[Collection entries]
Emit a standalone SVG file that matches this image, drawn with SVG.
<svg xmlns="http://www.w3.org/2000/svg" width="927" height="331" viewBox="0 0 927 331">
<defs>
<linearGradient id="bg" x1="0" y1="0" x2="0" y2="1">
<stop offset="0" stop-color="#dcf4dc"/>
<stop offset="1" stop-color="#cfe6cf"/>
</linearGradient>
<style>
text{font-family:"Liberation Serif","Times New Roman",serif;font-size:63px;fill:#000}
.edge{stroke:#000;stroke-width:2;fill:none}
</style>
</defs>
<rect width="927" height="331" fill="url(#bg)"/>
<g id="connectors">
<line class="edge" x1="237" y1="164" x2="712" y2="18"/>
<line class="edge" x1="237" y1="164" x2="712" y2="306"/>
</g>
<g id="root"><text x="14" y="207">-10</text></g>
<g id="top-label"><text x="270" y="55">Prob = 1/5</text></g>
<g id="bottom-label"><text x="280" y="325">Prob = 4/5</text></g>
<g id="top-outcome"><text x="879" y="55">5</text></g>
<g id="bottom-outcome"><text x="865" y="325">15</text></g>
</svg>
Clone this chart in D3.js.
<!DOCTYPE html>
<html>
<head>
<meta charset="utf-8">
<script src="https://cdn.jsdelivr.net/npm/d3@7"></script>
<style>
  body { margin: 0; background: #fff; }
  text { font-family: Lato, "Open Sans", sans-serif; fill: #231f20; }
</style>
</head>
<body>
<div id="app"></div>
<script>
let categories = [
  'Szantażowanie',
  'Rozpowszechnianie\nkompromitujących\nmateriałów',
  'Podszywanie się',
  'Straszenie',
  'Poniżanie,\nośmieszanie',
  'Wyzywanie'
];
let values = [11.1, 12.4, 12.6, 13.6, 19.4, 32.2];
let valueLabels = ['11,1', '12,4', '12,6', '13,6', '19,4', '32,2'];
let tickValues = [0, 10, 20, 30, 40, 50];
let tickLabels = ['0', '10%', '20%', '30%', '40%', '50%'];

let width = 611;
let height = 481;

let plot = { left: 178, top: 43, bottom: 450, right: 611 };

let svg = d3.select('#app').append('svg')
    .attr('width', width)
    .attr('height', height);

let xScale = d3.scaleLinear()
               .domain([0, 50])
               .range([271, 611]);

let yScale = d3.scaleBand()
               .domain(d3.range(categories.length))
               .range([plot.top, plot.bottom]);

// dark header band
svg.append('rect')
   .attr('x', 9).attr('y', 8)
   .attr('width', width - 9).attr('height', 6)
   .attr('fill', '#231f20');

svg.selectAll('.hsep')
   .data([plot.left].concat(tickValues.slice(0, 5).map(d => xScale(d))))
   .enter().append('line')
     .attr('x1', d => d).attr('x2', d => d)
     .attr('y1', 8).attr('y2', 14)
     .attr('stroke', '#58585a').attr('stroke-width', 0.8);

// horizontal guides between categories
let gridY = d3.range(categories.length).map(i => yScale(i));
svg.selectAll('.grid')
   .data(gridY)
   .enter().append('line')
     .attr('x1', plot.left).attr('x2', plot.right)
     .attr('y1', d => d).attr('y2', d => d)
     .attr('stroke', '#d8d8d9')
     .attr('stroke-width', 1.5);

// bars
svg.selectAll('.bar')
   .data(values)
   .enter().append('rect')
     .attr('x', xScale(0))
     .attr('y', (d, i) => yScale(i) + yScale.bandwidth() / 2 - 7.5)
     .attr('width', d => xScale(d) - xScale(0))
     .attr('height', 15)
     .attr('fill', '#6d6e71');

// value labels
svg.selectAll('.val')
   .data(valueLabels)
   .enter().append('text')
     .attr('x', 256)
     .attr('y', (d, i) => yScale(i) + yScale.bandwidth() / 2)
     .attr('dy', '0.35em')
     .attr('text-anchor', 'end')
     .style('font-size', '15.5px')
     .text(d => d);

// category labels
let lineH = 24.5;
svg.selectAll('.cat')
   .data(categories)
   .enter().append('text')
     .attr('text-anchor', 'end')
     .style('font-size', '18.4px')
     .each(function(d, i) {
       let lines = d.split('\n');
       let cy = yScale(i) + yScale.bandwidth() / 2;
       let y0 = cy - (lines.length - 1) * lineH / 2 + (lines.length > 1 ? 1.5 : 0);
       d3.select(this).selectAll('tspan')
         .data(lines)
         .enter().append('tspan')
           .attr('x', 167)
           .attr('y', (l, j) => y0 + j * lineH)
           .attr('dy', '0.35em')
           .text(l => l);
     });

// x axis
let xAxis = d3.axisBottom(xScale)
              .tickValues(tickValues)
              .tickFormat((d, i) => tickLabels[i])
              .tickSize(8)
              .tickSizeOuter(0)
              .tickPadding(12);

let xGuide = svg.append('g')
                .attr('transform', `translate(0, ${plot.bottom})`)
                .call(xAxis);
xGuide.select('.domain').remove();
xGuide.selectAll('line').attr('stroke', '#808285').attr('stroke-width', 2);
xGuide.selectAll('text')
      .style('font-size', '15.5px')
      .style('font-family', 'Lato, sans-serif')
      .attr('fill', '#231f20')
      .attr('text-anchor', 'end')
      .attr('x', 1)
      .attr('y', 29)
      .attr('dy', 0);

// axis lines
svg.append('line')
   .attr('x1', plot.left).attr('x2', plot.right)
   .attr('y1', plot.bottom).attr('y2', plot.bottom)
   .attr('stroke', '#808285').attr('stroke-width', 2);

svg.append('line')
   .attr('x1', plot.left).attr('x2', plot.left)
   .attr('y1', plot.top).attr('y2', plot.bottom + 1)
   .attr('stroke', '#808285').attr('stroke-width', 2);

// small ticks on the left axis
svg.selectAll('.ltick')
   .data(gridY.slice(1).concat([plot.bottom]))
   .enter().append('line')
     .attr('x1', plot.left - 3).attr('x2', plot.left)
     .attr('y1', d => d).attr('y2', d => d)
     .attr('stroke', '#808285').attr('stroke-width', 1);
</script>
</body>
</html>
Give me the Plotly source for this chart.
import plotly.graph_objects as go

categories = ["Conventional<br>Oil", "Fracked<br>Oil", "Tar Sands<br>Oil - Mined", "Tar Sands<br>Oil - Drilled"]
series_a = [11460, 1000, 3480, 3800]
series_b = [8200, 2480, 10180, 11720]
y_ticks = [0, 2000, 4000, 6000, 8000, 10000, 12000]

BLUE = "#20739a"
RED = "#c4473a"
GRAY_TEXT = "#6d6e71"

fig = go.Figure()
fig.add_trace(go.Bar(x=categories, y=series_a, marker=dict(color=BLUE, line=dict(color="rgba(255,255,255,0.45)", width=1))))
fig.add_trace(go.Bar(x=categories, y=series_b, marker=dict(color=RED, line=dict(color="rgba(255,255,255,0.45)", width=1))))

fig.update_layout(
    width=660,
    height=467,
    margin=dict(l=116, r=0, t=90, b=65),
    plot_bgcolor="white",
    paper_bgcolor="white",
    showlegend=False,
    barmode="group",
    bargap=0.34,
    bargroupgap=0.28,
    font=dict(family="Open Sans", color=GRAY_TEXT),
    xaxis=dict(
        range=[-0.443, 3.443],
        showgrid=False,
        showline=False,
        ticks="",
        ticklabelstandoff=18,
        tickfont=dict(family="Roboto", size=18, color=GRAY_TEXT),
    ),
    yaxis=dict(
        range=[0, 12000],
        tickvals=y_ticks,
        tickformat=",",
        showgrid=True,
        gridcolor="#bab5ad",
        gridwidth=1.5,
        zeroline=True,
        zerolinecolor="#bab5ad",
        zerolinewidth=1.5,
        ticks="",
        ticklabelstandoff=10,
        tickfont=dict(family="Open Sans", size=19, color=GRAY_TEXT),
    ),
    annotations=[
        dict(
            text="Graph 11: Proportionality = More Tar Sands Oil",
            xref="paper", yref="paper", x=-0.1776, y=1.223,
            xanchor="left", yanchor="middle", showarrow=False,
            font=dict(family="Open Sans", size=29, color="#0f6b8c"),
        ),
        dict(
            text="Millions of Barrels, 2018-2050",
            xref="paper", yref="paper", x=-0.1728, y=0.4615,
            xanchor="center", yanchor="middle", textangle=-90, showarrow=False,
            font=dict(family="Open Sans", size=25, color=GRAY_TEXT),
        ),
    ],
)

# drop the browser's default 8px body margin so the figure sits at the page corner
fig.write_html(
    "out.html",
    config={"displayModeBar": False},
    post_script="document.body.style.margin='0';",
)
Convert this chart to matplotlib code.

▸ **What you will do**
Write out a verbatim copy of the data, beginning with its first line and ending with the line that contains "let height = 481;".

▸ **Solution to this exercise**
Emit a standalone SVG file that matches this image, drawn with SVG.
<svg xmlns="http://www.w3.org/2000/svg" width="927" height="331" viewBox="0 0 927 331">
<defs>
<linearGradient id="bg" x1="0" y1="0" x2="0" y2="1">
<stop offset="0" stop-color="#dcf4dc"/>
<stop offset="1" stop-color="#cfe6cf"/>
</linearGradient>
<style>
text{font-family:"Liberation Serif","Times New Roman",serif;font-size:63px;fill:#000}
.edge{stroke:#000;stroke-width:2;fill:none}
</style>
</defs>
<rect width="927" height="331" fill="url(#bg)"/>
<g id="connectors">
<line class="edge" x1="237" y1="164" x2="712" y2="18"/>
<line class="edge" x1="237" y1="164" x2="712" y2="306"/>
</g>
<g id="root"><text x="14" y="207">-10</text></g>
<g id="top-label"><text x="270" y="55">Prob = 1/5</text></g>
<g id="bottom-label"><text x="280" y="325">Prob = 4/5</text></g>
<g id="top-outcome"><text x="879" y="55">5</text></g>
<g id="bottom-outcome"><text x="865" y="325">15</text></g>
</svg>
Clone this chart in D3.js.
<!DOCTYPE html>
<html>
<head>
<meta charset="utf-8">
<script src="https://cdn.jsdelivr.net/npm/d3@7"></script>
<style>
  body { margin: 0; background: #fff; }
  text { font-family: Lato, "Open Sans", sans-serif; fill: #231f20; }
</style>
</head>
<body>
<div id="app"></div>
<script>
let categories = [
  'Szantażowanie',
  'Rozpowszechnianie\nkompromitujących\nmateriałów',
  'Podszywanie się',
  'Straszenie',
  'Poniżanie,\nośmieszanie',
  'Wyzywanie'
];
let values = [11.1, 12.4, 12.6, 13.6, 19.4, 32.2];
let valueLabels = ['11,1', '12,4', '12,6', '13,6', '19,4', '32,2'];
let tickValues = [0, 10, 20, 30, 40, 50];
let tickLabels = ['0', '10%', '20%', '30%', '40%', '50%'];

let width = 611;
let height = 481;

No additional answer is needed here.